I made a nice little discovery the other day. Browsing the Michelin Guide website, I realised there was a handy map feature that allows you to view all the Michelin rated restaurants within a certain area. You can even narrow it down to what type of food you want. And so a few weekends back I searched the Meguro area, typed in ramen, and got a hit. Without reading anything about the place, I just decided to go and see what would happen.
As it turns out, the shop was called Bigiya in Gakugei-daigaku – a busy student area five stops from Shibuya on the Toyoko line. With the shop listed as opening at 11:30am, I went 30 minutes early, unsure whether there would be a line or not. Michelin places are often popular. When I arrived, however, I was greeted with the image above: a nondescript mom-and-pop looking shop with the shutters half down. No one was about, and I was the first to enter. At 11:35am, however, the place was full.
I opted for the shoyu, mainly because the machine said it came recommended – but after a bit of further reading, I now see that it’s what the shop is most famous for. The guys behind the counter got to work, building the bowl from the bottom up with various stocks; noodles; three different types of chashu; a soft-boiled egg; and, finally, bamboo shoots.
The verdict?
It was good!
But, well, so are so many shops in Tokyo.
Did anything make this place stand out? I didn’t think so, and I’m not sure why. Perhaps it’s because shoyu isn’t usually my style (I usually go for shio, salt-based broth). Saying that, there are other shoyu bowls in Tokyo that I’ve found to have been much better – notably Konjiki Hototogisu in Hatagaya.
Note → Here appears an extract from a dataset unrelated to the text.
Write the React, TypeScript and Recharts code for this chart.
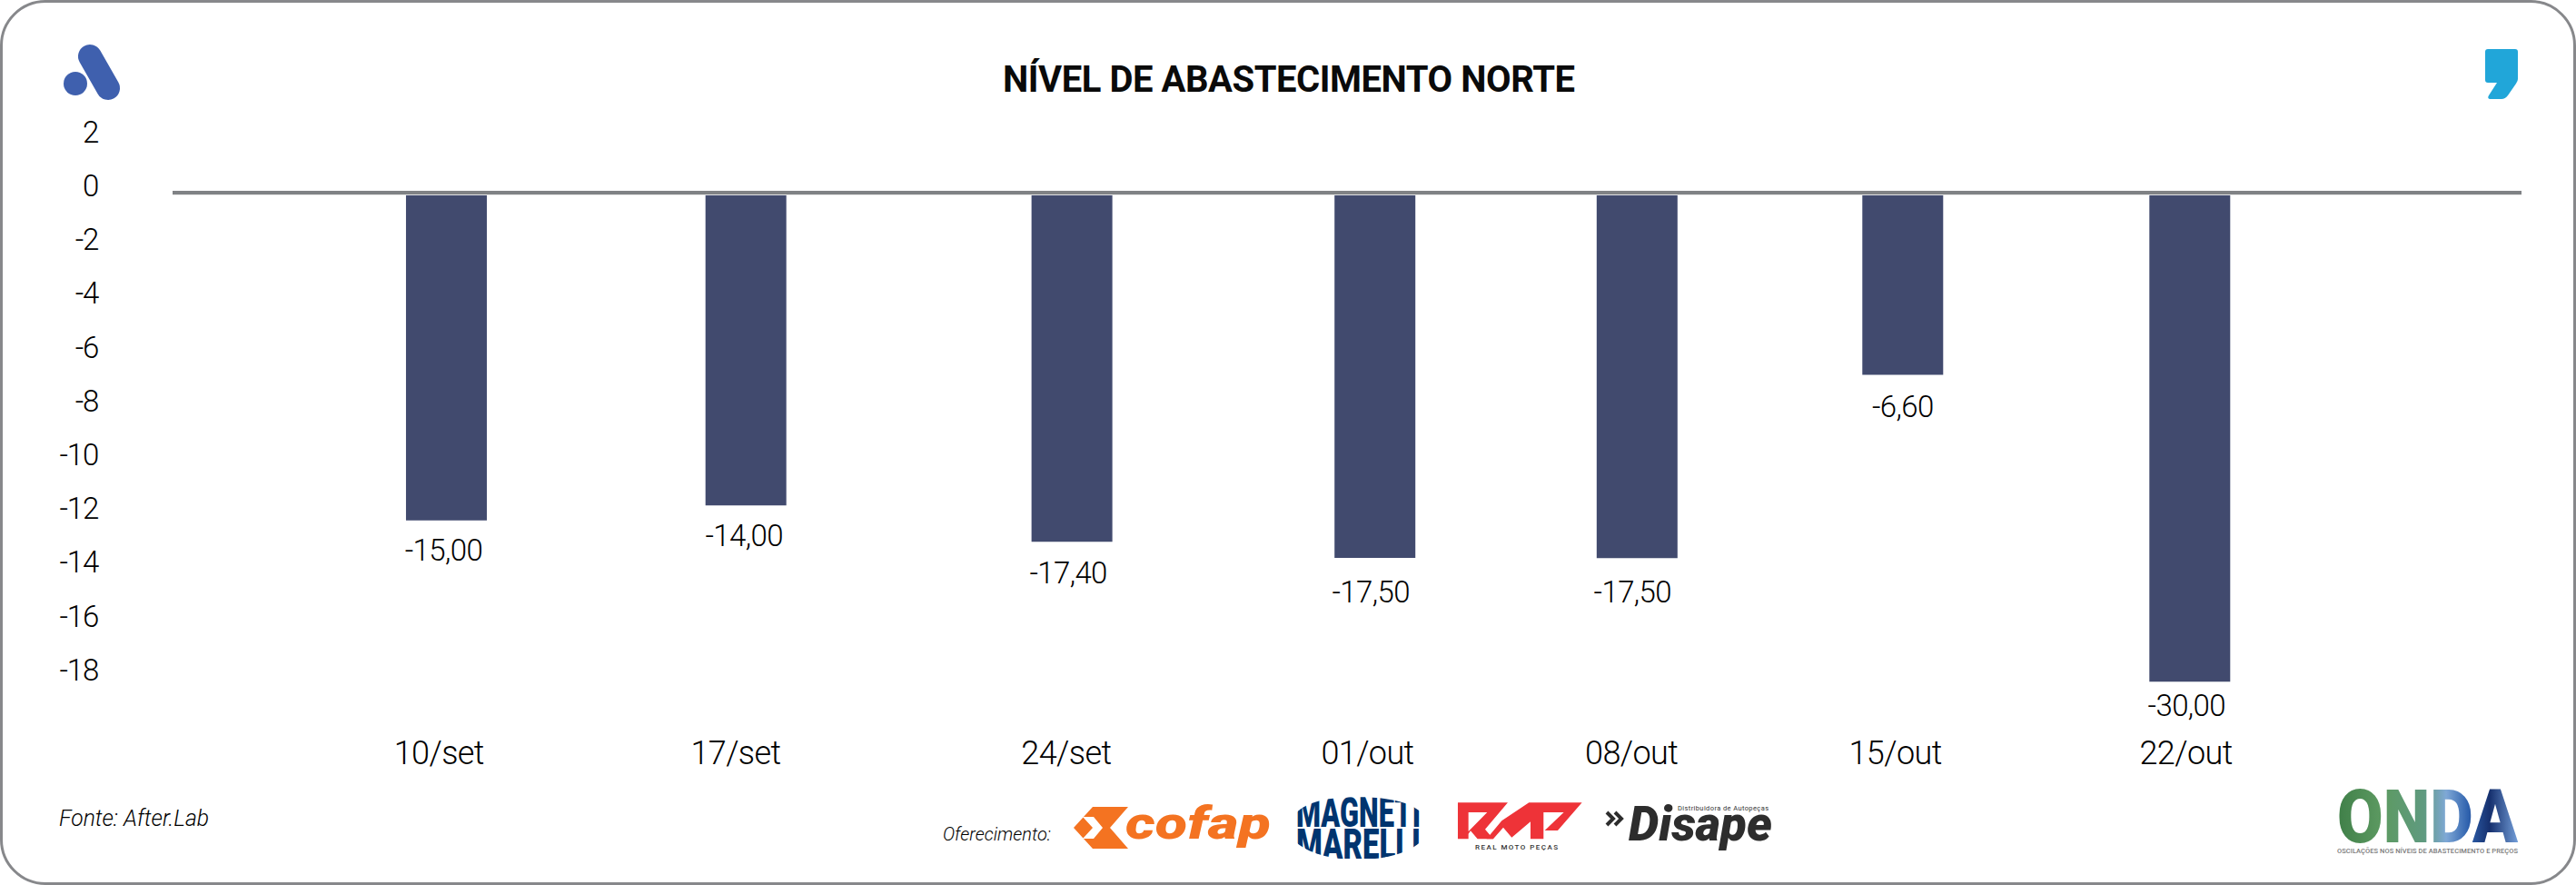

The Michelin Guide was essentially established as a way for Michelin to sell more tires – a book with the best restaurants in the country, that people had to drive to in order to visit. With 254 Bib Gourmand restaurants now in Tokyo (21 for ramen), it makes you wonder if the Michelin name is somewhat being diluted. Was the bowl I had at Bigiya really that good?
Maybe.
And I guess that maybe is what it’s all about. After all, it gives solid motivation for every ramen chef in Tokyo to be the best they can be – dreaming of the day they too will get a visit from a Michelin inspector.